* INPUT
--- begin ---

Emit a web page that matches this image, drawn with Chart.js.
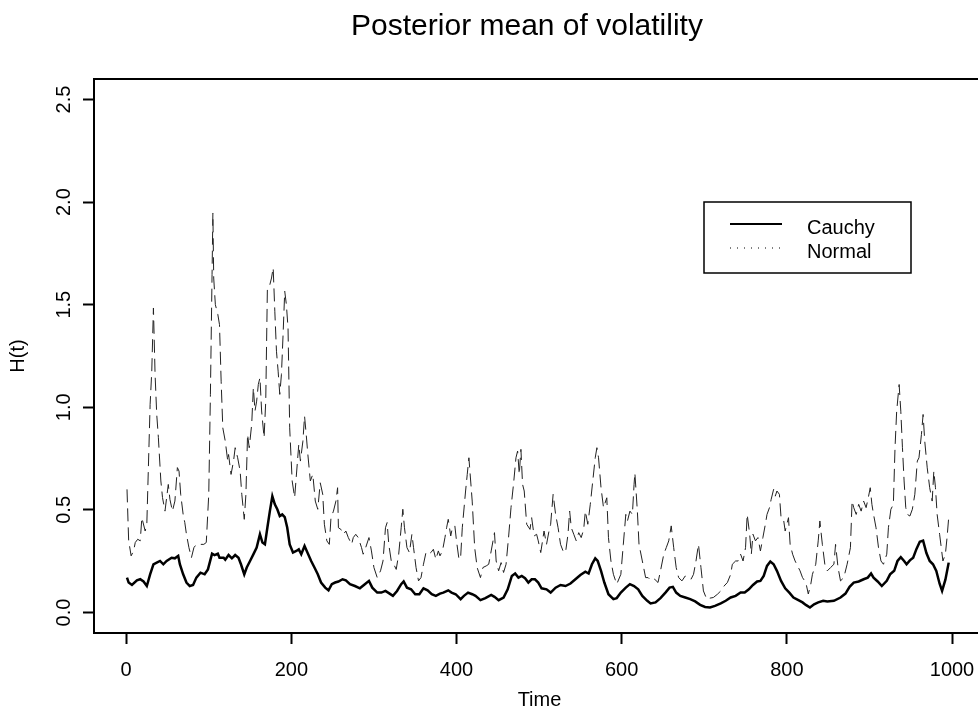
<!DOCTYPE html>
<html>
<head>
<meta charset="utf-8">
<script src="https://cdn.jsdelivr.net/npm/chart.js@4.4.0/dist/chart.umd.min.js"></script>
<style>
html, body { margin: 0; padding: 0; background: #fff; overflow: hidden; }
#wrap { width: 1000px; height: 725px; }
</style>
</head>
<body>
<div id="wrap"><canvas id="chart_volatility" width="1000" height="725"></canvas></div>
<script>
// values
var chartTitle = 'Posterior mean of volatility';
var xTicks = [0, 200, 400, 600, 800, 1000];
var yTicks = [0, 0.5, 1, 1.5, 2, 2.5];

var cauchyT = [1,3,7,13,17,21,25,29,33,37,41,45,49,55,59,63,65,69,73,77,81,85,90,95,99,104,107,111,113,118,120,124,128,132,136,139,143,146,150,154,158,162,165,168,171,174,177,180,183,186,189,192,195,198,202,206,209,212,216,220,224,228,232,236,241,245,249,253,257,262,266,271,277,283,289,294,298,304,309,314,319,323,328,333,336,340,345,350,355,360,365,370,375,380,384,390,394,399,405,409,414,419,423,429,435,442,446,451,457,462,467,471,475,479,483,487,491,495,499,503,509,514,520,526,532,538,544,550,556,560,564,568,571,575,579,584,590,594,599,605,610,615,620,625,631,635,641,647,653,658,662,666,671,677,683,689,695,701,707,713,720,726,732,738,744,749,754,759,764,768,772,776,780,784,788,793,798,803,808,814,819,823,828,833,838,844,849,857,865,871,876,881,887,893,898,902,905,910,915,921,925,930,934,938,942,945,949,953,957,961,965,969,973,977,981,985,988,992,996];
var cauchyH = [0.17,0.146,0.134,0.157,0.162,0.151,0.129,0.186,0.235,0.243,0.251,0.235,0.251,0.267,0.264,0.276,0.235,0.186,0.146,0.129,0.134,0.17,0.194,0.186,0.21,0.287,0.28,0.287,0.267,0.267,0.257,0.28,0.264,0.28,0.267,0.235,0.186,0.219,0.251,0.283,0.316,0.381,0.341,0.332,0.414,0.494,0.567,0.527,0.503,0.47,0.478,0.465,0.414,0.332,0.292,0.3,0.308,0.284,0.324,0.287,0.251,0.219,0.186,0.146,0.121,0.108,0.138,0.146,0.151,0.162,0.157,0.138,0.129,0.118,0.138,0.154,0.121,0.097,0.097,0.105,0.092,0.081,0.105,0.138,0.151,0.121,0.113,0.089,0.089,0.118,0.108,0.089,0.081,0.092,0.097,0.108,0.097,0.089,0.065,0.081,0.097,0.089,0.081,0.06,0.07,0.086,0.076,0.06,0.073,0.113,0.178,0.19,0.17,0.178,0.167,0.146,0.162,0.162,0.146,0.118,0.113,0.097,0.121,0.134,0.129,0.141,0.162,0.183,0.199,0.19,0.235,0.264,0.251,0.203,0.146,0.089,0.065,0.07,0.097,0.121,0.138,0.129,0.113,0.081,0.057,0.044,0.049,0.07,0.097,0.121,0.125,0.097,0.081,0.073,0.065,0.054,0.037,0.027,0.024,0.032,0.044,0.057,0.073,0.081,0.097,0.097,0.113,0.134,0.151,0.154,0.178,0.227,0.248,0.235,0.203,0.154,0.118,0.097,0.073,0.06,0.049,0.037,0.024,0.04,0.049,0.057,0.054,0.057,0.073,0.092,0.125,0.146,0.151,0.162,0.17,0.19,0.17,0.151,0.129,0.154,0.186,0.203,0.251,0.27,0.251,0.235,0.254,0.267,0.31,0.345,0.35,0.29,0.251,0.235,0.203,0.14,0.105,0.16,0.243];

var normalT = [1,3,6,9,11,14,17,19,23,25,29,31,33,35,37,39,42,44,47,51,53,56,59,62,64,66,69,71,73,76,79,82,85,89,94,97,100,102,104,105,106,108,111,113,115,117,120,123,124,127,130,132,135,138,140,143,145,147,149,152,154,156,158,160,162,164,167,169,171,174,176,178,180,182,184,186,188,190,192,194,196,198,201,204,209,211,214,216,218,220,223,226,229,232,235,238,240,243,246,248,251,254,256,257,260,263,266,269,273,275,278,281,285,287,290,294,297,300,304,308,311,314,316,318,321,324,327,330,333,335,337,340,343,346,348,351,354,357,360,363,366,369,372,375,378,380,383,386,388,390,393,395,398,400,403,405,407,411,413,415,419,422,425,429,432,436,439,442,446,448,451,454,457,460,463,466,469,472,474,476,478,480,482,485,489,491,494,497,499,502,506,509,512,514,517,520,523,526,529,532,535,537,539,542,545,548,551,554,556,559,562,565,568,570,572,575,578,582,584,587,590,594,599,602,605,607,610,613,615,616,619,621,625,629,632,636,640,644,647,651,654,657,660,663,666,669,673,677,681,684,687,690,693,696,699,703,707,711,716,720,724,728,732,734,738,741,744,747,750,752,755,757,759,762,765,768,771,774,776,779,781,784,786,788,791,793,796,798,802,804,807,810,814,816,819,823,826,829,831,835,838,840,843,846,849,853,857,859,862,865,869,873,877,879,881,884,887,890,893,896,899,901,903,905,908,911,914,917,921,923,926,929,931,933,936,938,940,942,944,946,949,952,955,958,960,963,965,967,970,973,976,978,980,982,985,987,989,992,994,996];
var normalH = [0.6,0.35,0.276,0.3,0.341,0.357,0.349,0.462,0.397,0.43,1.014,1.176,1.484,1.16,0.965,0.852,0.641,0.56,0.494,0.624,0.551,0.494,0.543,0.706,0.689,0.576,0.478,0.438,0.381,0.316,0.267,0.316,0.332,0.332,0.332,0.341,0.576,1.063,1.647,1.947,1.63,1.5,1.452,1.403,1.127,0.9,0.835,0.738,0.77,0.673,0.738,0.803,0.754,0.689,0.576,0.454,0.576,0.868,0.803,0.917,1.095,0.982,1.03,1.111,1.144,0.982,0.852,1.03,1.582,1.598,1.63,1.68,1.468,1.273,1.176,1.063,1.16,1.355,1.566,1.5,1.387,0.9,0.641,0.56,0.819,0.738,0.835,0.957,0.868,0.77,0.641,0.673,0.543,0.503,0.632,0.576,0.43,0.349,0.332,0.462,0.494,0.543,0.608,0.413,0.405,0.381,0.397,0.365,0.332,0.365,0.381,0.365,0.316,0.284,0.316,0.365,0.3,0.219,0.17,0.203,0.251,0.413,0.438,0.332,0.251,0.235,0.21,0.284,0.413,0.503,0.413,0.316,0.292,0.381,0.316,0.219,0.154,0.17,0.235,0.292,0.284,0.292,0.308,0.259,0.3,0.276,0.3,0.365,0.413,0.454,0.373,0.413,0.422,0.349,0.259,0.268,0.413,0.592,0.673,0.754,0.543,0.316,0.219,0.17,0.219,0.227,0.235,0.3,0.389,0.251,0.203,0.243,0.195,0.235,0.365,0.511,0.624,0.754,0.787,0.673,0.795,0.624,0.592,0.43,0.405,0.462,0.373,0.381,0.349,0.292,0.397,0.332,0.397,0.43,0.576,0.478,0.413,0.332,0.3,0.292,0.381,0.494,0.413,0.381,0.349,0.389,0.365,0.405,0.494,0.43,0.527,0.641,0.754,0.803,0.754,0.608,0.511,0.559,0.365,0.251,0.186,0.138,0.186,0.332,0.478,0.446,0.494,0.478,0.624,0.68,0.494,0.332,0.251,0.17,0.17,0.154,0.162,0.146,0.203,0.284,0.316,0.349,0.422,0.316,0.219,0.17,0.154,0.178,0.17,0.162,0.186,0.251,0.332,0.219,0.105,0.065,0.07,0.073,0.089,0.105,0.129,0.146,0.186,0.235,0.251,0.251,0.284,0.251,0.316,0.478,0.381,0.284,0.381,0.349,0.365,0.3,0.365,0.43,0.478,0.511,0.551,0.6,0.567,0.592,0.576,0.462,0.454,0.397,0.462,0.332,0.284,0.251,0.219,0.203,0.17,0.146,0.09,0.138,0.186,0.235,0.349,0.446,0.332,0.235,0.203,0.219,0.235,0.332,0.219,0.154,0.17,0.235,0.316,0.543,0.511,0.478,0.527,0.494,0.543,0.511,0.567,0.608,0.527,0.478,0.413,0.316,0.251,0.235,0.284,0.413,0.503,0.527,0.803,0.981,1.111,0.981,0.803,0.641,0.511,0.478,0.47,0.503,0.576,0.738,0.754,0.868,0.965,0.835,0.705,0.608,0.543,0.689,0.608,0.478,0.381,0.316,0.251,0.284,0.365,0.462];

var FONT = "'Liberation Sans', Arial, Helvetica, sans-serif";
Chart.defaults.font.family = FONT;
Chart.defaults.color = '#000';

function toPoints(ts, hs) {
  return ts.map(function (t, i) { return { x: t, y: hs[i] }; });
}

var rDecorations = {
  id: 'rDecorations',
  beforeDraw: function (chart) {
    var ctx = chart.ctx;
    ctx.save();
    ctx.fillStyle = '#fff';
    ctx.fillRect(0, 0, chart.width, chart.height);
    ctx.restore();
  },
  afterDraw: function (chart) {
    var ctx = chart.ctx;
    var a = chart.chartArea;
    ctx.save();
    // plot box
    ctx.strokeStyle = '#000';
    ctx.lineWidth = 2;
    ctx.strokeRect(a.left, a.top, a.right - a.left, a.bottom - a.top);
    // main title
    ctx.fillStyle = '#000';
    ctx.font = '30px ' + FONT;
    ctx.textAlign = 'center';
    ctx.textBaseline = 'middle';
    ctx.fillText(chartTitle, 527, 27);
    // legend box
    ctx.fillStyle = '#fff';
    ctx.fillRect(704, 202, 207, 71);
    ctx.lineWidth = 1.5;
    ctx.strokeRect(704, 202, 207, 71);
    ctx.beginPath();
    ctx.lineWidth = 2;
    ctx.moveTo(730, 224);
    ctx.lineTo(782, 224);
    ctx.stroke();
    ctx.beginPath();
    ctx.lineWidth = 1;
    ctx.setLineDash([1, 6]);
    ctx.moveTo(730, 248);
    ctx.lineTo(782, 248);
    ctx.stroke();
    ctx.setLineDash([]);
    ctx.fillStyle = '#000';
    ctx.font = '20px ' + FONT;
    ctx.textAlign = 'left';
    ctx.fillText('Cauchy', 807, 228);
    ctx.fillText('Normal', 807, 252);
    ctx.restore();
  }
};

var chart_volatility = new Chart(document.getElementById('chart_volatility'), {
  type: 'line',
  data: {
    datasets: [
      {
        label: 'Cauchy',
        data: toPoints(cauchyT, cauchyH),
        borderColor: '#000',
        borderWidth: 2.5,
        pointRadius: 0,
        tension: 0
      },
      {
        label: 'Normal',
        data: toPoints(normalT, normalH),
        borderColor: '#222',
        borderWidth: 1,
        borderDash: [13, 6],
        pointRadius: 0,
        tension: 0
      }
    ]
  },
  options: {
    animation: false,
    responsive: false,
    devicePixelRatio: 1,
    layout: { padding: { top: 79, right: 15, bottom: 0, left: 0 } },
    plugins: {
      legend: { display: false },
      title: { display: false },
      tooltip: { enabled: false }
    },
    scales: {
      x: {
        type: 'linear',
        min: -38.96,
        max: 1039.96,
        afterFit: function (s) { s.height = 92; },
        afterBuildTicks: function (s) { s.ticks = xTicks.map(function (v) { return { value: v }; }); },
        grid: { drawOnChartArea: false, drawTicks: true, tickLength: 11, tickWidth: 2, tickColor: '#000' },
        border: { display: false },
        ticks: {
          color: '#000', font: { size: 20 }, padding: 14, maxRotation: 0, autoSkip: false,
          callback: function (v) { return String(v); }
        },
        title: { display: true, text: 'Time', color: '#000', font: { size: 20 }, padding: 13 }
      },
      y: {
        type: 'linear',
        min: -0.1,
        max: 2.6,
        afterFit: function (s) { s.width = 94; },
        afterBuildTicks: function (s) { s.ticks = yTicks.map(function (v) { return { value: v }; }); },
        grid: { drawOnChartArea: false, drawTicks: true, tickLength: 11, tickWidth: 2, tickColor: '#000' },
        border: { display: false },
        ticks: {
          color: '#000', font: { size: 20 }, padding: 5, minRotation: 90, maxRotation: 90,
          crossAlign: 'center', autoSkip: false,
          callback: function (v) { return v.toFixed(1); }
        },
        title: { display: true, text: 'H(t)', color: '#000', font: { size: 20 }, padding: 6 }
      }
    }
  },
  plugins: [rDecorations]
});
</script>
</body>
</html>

--- end ---
--- begin ---

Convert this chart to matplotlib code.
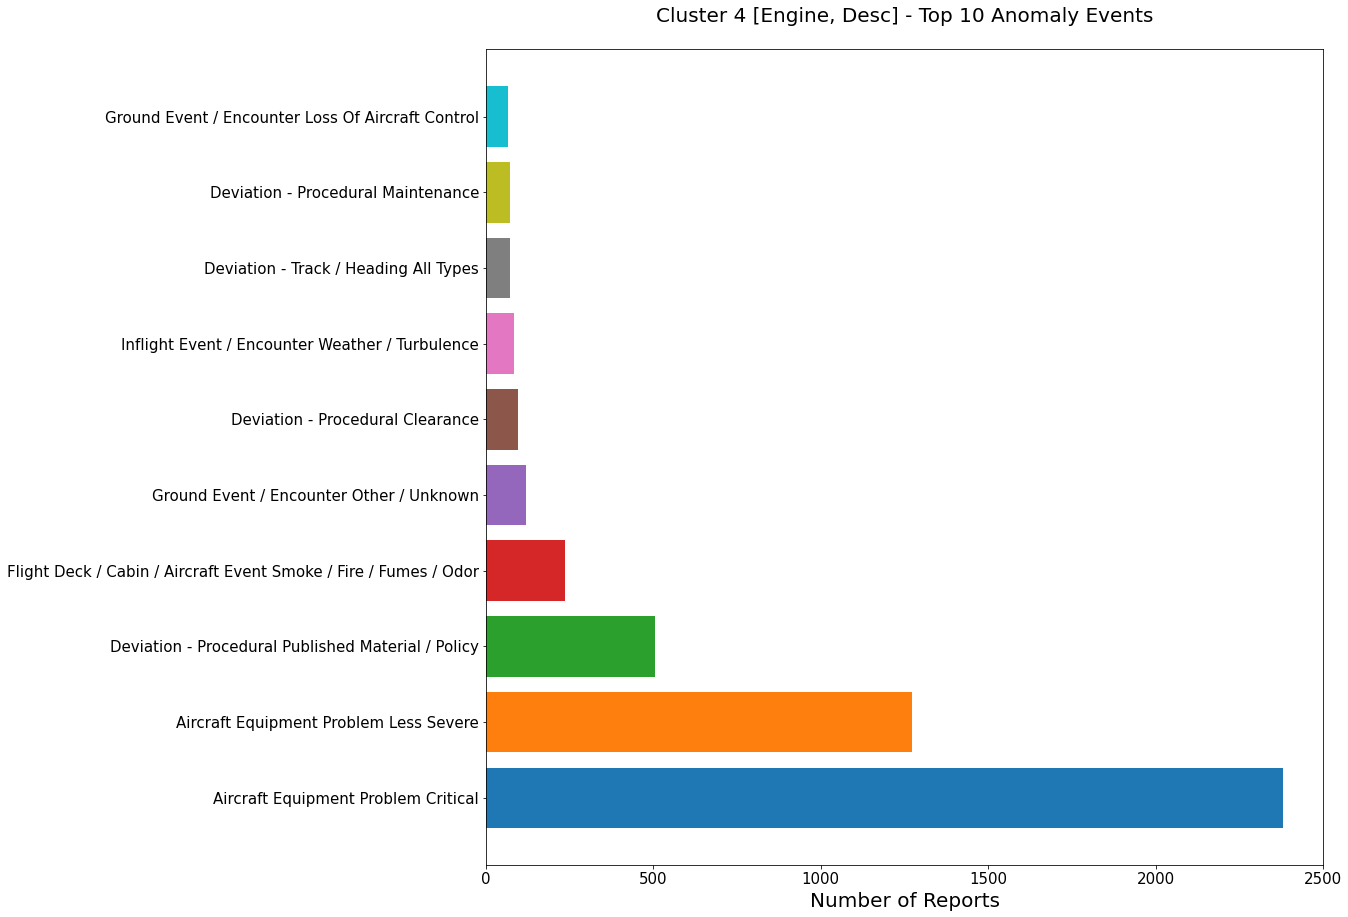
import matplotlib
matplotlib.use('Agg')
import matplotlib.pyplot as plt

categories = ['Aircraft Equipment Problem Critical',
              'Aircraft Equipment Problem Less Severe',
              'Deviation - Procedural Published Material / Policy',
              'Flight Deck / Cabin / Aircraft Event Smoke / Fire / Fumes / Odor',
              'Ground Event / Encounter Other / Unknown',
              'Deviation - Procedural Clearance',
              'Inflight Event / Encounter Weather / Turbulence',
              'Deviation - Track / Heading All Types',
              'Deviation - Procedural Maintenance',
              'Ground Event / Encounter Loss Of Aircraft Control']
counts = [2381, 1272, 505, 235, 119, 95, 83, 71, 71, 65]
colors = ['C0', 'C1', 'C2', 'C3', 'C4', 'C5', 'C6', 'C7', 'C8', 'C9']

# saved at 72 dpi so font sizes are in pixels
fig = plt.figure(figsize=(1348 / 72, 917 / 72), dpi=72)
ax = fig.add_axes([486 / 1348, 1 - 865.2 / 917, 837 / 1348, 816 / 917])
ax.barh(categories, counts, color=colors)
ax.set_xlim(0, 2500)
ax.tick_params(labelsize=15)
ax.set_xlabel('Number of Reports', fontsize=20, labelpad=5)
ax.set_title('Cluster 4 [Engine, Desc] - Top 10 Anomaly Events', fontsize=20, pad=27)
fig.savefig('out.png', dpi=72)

--- end ---
--- begin ---

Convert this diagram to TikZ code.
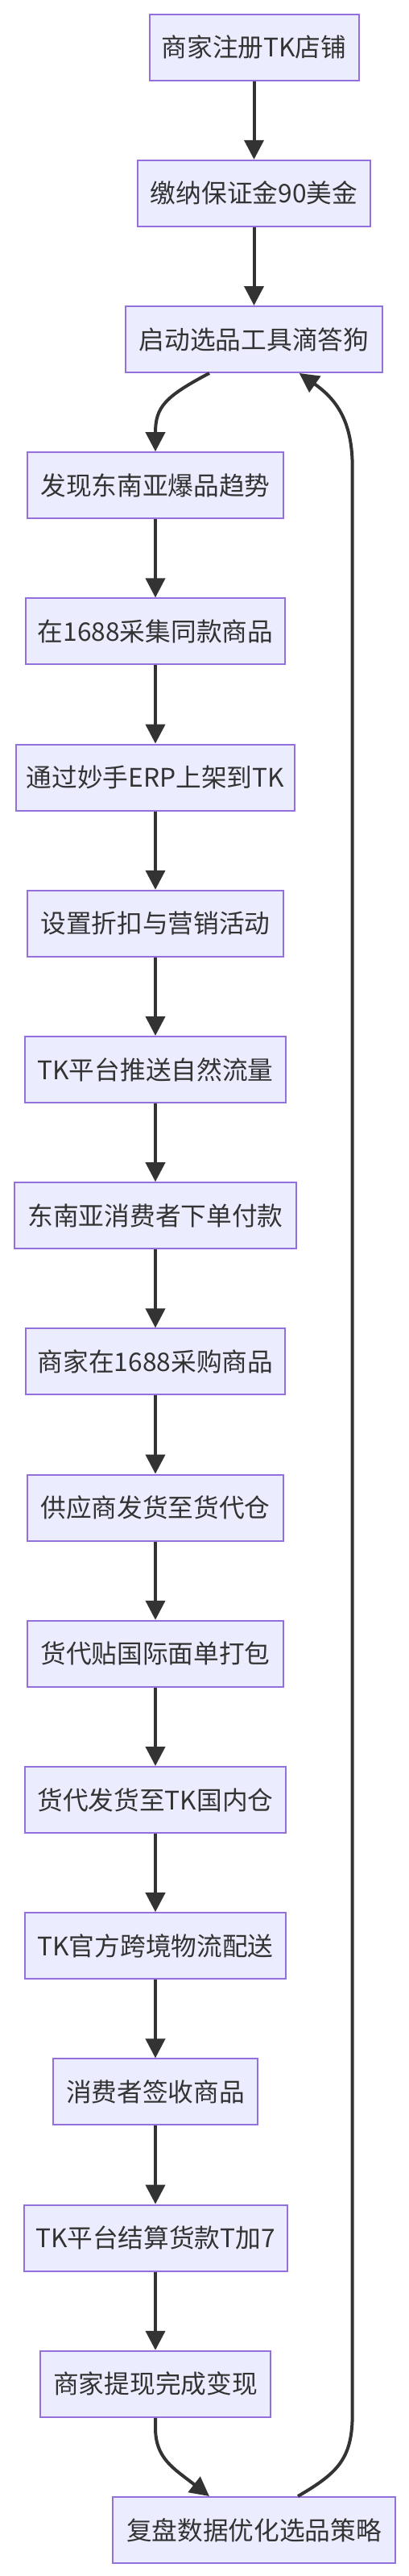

--- end ---

* EXERCISE
Return every line holding the word "code" from the records.

* EXPECTED ANSWER
Convert this chart to matplotlib code.
Convert this diagram to TikZ code.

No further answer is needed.